As I mentioned earlier, we did not plan to spend an extra day at the Château Frontenac, particularly one where we couldn’t safely leave the property. I actually did try to go out and take photos during the blizzard (a handful of these are from that excursion). I lasted about 10 minutes until my hood blew off, which blew off my hat underneath (a white fur hat…I thought that was a goner in the snow until I found it about a block away), and I could barely walk against the wind gusts. Getting disoriented in a blizzard is no joke.

Fortunately, the Château Frontenac was a lovely and warm place to hide from the elements. We spent a leisurely breakfast watching the blizzard from the large terrace windows, wandered around the hotel admiring the decor, planted ourselves at the bar, and spent time relaxing in our comfy room. While we typically like to be on the go, perhaps it was a blessing to have a day to truly embrace hygge in the winter.


During my travels, I prefer not to dine at the hotel unless it’s been lauded as a destination within said city. Place Dufferin at the Château Frontenac is one of those places. Everything you’ll ready about Québec City will tell you to partake in the breakfast buffet even if you’re not staying at the hotel, and they’re not lying. The buffet is extensive, with both North American and European traditional breakfast options. We stuffed ourselves silly each day, going back for seconds, even when we said we wouldn’t. All that walking is so necessary, I’m telling you.

Our snowed-in afternoon was spent at 1608 Wine and Cheese Bar, a swanky, circular bar with cozy fireplaces and stiff drinks.

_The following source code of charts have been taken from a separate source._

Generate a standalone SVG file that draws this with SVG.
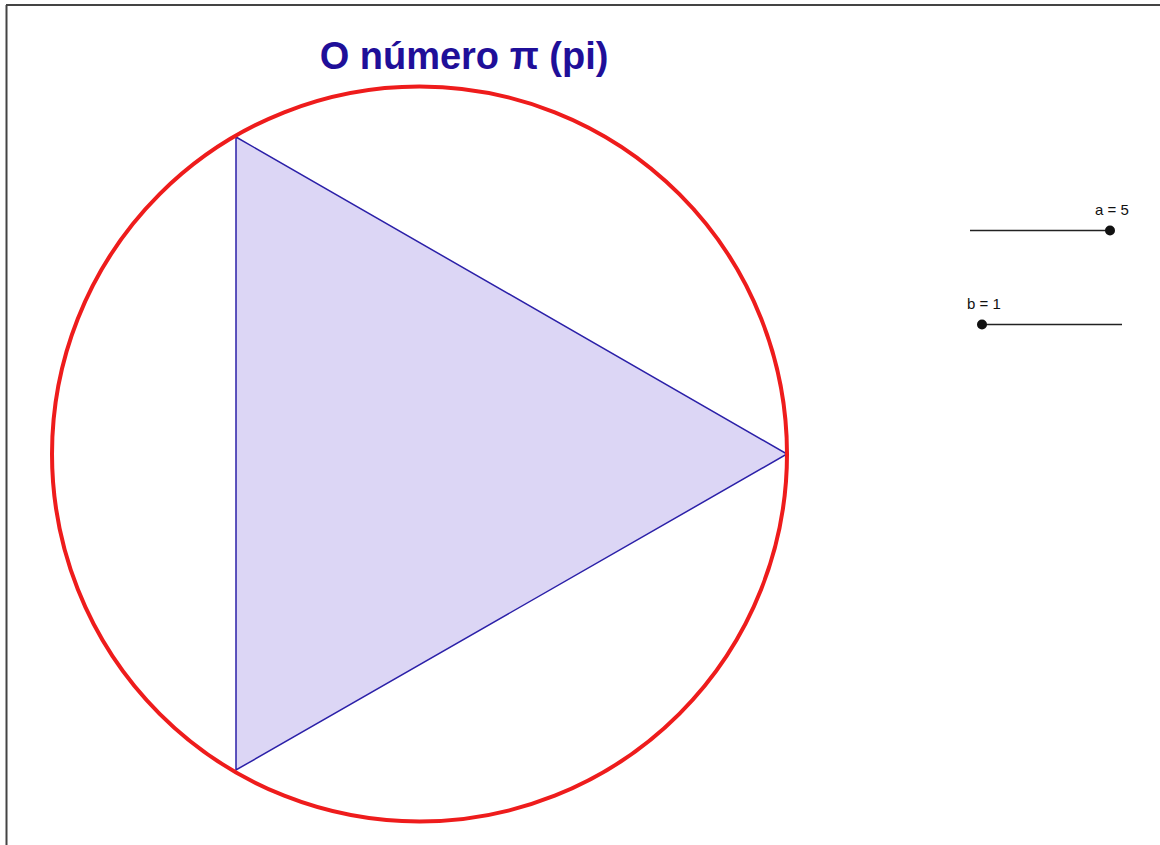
<svg xmlns="http://www.w3.org/2000/svg" width="1160" height="845" viewBox="0 0 1160 845">
<style>
.frame{stroke:#444;stroke-width:2;fill:none}
.lbl{font-family:"Liberation Sans",Arial,sans-serif;font-size:15px;fill:#111}
.track{stroke:#222;stroke-width:1.5}
.knob{fill:#111}
</style>
<rect width="1160" height="845" fill="#fff"/>
<g id="frame">
<line class="frame" x1="6.5" y1="5" x2="6.5" y2="845"/>
<line class="frame" x1="6" y1="5" x2="1160" y2="5"/>
</g>
<g id="title">
<text x="464" y="69" text-anchor="middle" font-family="'Liberation Sans',Arial,sans-serif" font-weight="bold" font-size="38" fill="#1f0f99">O número π (pi)</text>
</g>
<g id="triangle">
<polygon points="236,137 787,454 236,770" fill="#dcd6f5" stroke="#2b20a8" stroke-width="1.5"/>
</g>
<g id="circle">
<circle cx="419.5" cy="454" r="367.5" fill="none" stroke="#ee1c1c" stroke-width="4"/>
</g>
<g id="slider-a">
<line class="track" x1="970" y1="230.5" x2="1110" y2="230.5"/>
<circle class="knob" cx="1110" cy="230.5" r="5"/>
<text class="lbl" x="1095" y="215">a = 5</text>
</g>
<g id="slider-b">
<line class="track" x1="982" y1="324.5" x2="1122" y2="324.5"/>
<circle class="knob" cx="982" cy="324.5" r="5"/>
<text class="lbl" x="967" y="309">b = 1</text>
</g>
</svg>
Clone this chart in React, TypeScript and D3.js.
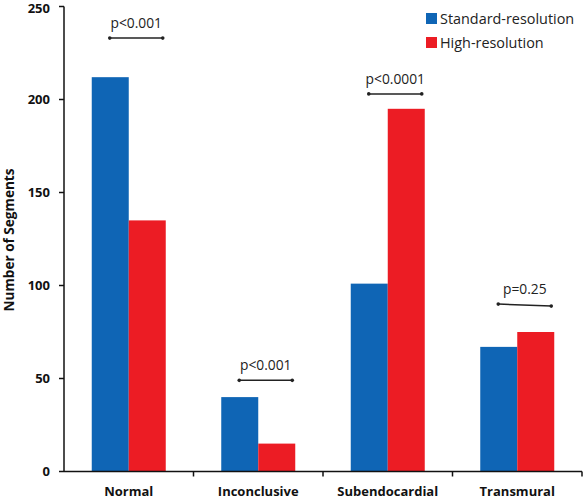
import React from "react";
import * as d3 from "d3";

const categories = ["Normal", "Inconclusive", "Subendocardial", "Transmural"];
const seriesNames = ["Standard-resolution", "High-resolution"];
const standardValues = [212, 40, 101, 67];
const highValues = [135, 15, 195, 75];
const yTicks = [0, 50, 100, 150, 200, 250];
const pLabels = ["p<0.001", "p<0.001", "p<0.0001", "p=0.25"];
const pLevels = [233, 49, 203, 90];

const W = 583;
const H = 499;
const colors = ["#0F65B5", "#EC1C24"];
const font = "'Open Sans', 'Liberation Sans', sans-serif";

export default function App() {
  const x = d3.scaleBand<string>().domain(categories).range([64, 582]);
  const y = d3.scaleLinear().domain([0, 250]).range([471.5, 6.5]);
  const barW = 37;
  return (
    <svg width={W} height={H} style={{ position: "absolute", left: 0, top: 0, background: "#fff" }} fontFamily={font}>
      {categories.map((c, i) => {
        const cx = x(c)! + x.bandwidth() / 2;
        return (
          <g key={c}>
            <rect x={cx - barW} y={y(standardValues[i])} width={barW} height={y(0) - y(standardValues[i])} fill={colors[0]} />
            <rect x={cx} y={y(highValues[i])} width={barW} height={y(0) - y(highValues[i])} fill={colors[1]} />
            <text x={cx} y={496} textAnchor="middle" fontSize={13} fontWeight="bold" fill="#111">{c}</text>
          </g>
        );
      })}
      {/* y axis */}
      <line x1={64} x2={64} y1={y(250)} y2={y(0)} stroke="#111" strokeWidth={1.5} />
      {yTicks.map((t) => (
        <g key={t}>
          <line x1={59} x2={64} y1={y(t)} y2={y(t)} stroke="#111" strokeWidth={1.5} />
          <text x={50} y={Math.max(y(t) + 4.5, 13)} textAnchor="end" fontSize={13} fontWeight="bold" fill="#111">{t}</text>
        </g>
      ))}
      {/* x axis */}
      <line x1={64} x2={582} y1={y(0)} y2={y(0)} stroke="#111" strokeWidth={1.5} />
      {categories.map((c) => (
        <line key={c} x1={x(c)! + x.bandwidth()} x2={x(c)! + x.bandwidth()} y1={y(0)} y2={y(0) + 5} stroke="#111" strokeWidth={1.5} />
      ))}
      <text transform={`translate(14,${240}) rotate(-90)`} textAnchor="middle" fontSize={13.6} fontWeight="bold" fill="#111">Number of Segments</text>
      {/* p-value annotations */}
      {categories.map((c, i) => {
        const cx = x(c)! + x.bandwidth() / 2;
        const ly = y(pLevels[i]);
        const x1 = cx - 19;
        const x2 = cx + 34;
        const slant = i === 3 ? 2 : 0;
        return (
          <g key={c}>
            <line x1={x1} x2={x2} y1={ly} y2={ly + slant} stroke="#222" strokeWidth={1.5} />
            <circle cx={x1} cy={ly} r={1.8} fill="#222" />
            <circle cx={x2} cy={ly + slant} r={1.8} fill="#222" />
            <text x={(x1 + x2) / 2} y={ly - 10} textAnchor="middle" fontSize={13.8} fill="#222">{pLabels[i]}</text>
          </g>
        );
      })}
      {/* legend */}
      {seriesNames.map((s, i) => (
        <g key={s}>
          <rect x={426} y={13 + i * 24} width={11} height={11} fill={colors[i]} />
          <text x={440} y={24 + i * 24} fontSize={14.4} fill="#222">{s}</text>
        </g>
      ))}
    </svg>
  );
}
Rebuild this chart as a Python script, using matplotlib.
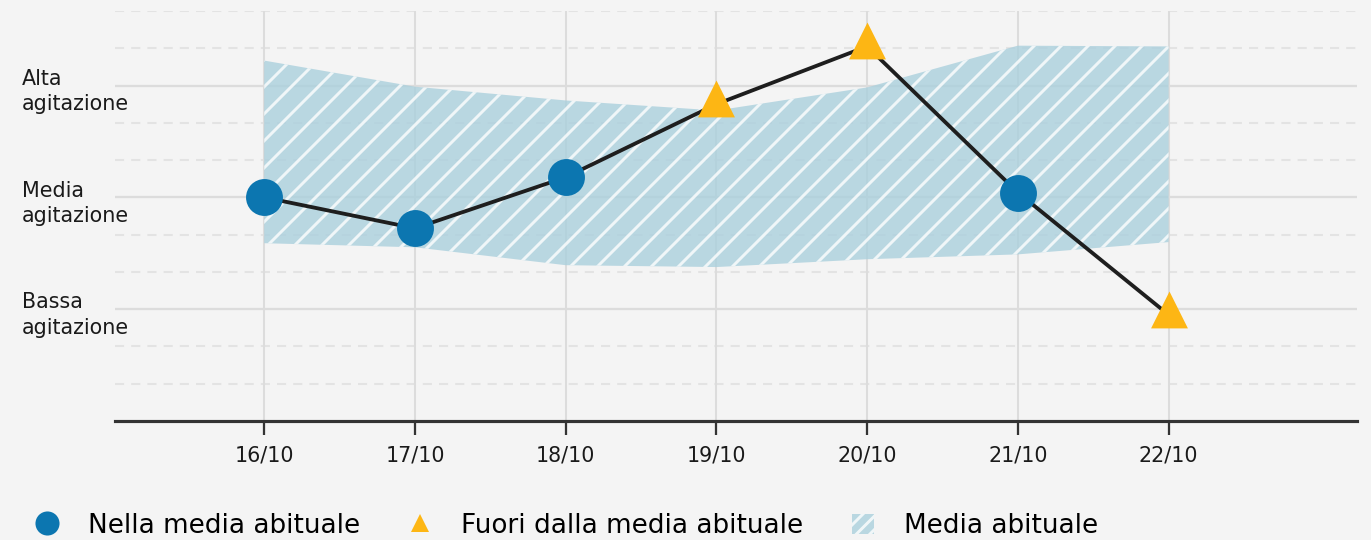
import matplotlib.pyplot as plt
import matplotlib.transforms as mtransforms
from matplotlib.lines import Line2D
from matplotlib.patches import Patch
from matplotlib.path import Path

# dati (scala: 3 = bassa, 6 = media, 9 = alta agitazione)
giorni = ['16/10', '17/10', '18/10', '19/10', '20/10', '21/10', '22/10']
agitazione = [6.0, 5.17, 6.54, 8.5, 10.05, 6.13, 2.85]
nella_media = [True, True, True, False, False, True, False]
media_max = [9.67, 8.97, 8.60, 8.33, 8.95, 10.07, 10.05]
media_min = [4.77, 4.66, 4.18, 4.13, 4.34, 4.47, 4.80]
livelli = [3, 6, 9]
livelli_nomi = ['Bassa\nagitazione', 'Media\nagitazione', 'Alta\nagitazione']

BG = '#f4f4f4'
BLU = '#0c76b0'
GIALLO = '#fdb614'
BANDA = '#abd0dd'

plt.rcParams['font.family'] = ['DejaVu Sans']
plt.rcParams['hatch.color'] = 'white'
plt.rcParams['hatch.linewidth'] = 1.3

DPI = 162
fig = plt.figure(figsize=(1371 / DPI, 540 / DPI), dpi=DPI, facecolor=BG)
ax = fig.add_axes([115 / 1371, 1 - 421 / 540, (1357 - 115) / 1371, (421 - 11) / 540])
ax.set_facecolor(BG)

x = list(range(len(giorni)))

# griglia
for y in range(1, 12):
    if y in livelli:
        ax.axhline(y, color='#dcdcdc', lw=1.0, zorder=0)
    else:
        ax.axhline(y, color='#e3e3e3', lw=0.9, ls=(0, (4.5, 3.5)), zorder=0)
for xi in x:
    ax.axvline(xi, color='#dcdcdc', lw=0.9, zorder=0)

# banda della media abituale
ax.fill_between(x, media_min, media_max, facecolor=BANDA, edgecolor='white',
                linewidth=0, hatch='//', alpha=0.8, zorder=1)

# linea e punti
ax.plot(x, agitazione, color='#1e1e1e', lw=1.7, zorder=2, solid_capstyle='round')
tri = Path([(0, 1.3), (-1, -0.7), (1, -0.7), (0, 1.3)],
           [Path.MOVETO, Path.LINETO, Path.LINETO, Path.CLOSEPOLY])
xs_in = [xi for xi, ok in zip(x, nella_media) if ok]
ys_in = [v for v, ok in zip(agitazione, nella_media) if ok]
xs_out = [xi for xi, ok in zip(x, nella_media) if not ok]
ys_out = [v for v, ok in zip(agitazione, nella_media) if not ok]
ax.plot(xs_in, ys_in, ls='none', marker='o', ms=16.4, mfc=BLU, mec='none', zorder=3)
ax.plot(xs_out, ys_out, ls='none', marker=tri, ms=21.3, mfc=GIALLO, mec='none', zorder=3)

ax.set_xlim(-0.99, 7.25)
ax.set_ylim(0, 11)
ax.set_xticks(x)
ax.set_xticklabels(giorni, fontsize=9.2, color='#1a1a1a')
ax.set_yticks([])
ax.tick_params(axis='x', length=6.2, width=1.0, color='#333333', pad=4.5)
for s in ['top', 'right', 'left']:
    ax.spines[s].set_visible(False)
ax.spines['bottom'].set_color('#333333')
ax.spines['bottom'].set_linewidth(1.4)

# etichette dei livelli
blend = mtransforms.blended_transform_factory(fig.transFigure, ax.transData)
for lv, nome in zip(livelli, livelli_nomi):
    ax.text(22 / 1371, lv - 0.16, nome, transform=blend, fontsize=9.2, color='#1a1a1a',
            ha='left', va='center', linespacing=1.35, clip_on=False)

# legenda
handles = [
    Line2D([], [], ls='none', marker='o', ms=10.7, mfc=BLU, mec='none'),
    Line2D([], [], ls='none', marker='^', ms=8.4, mfc=GIALLO, mec='none'),
    Patch(facecolor=BANDA, edgecolor='white', linewidth=0, hatch='////', alpha=0.8),
]
labels = ['Nella media abituale', 'Fuori dalla media abituale', 'Media abituale']
fig.legend(handles, labels, loc='center left', bbox_to_anchor=(36 / 1371, 1 - 526 / 540),
           ncol=3, frameon=False, fontsize=11.7, borderpad=0, borderaxespad=0,
           handlelength=0.84, handleheight=0.8, handletextpad=1.14, columnspacing=1.85)

fig.savefig('out.png', dpi=DPI, facecolor=BG)
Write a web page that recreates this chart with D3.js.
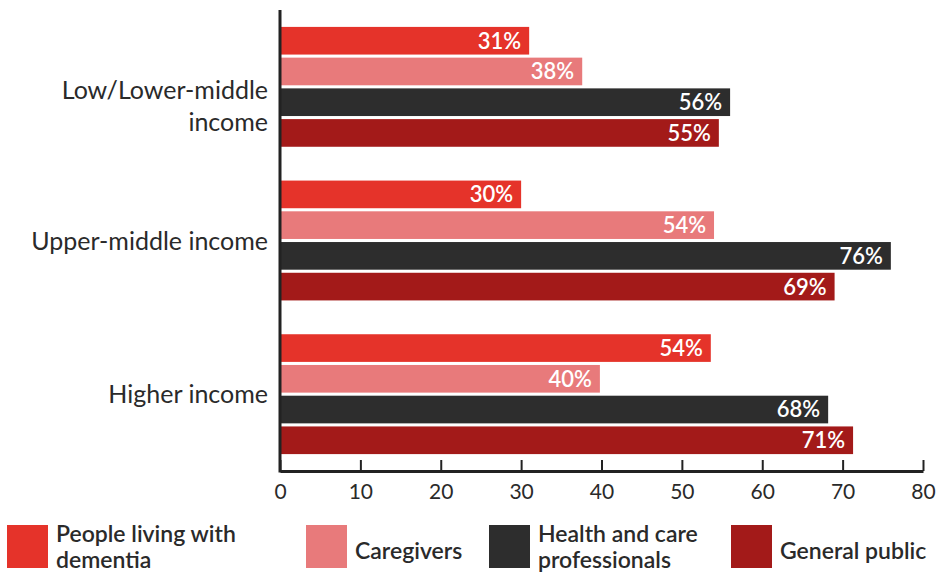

While we didn’t try them, there are also 2 other restaurants. Champlain Restaurant is a fine dining restaurant, while Bistro Le Sam is a lunch spot with amazing views of the Saint Lawrence River.



I’m so excited to write my Québec City travel guide for y’all, but I have already had a few people ask specifically about my weekend at Château Frontenac, which is why I wanted to have this go live for you first. And, yes, I would absolutely recommend staying here for its history, its ornate decor, and its convenient and walkable location to everything in Québec City that you could possibly want to see.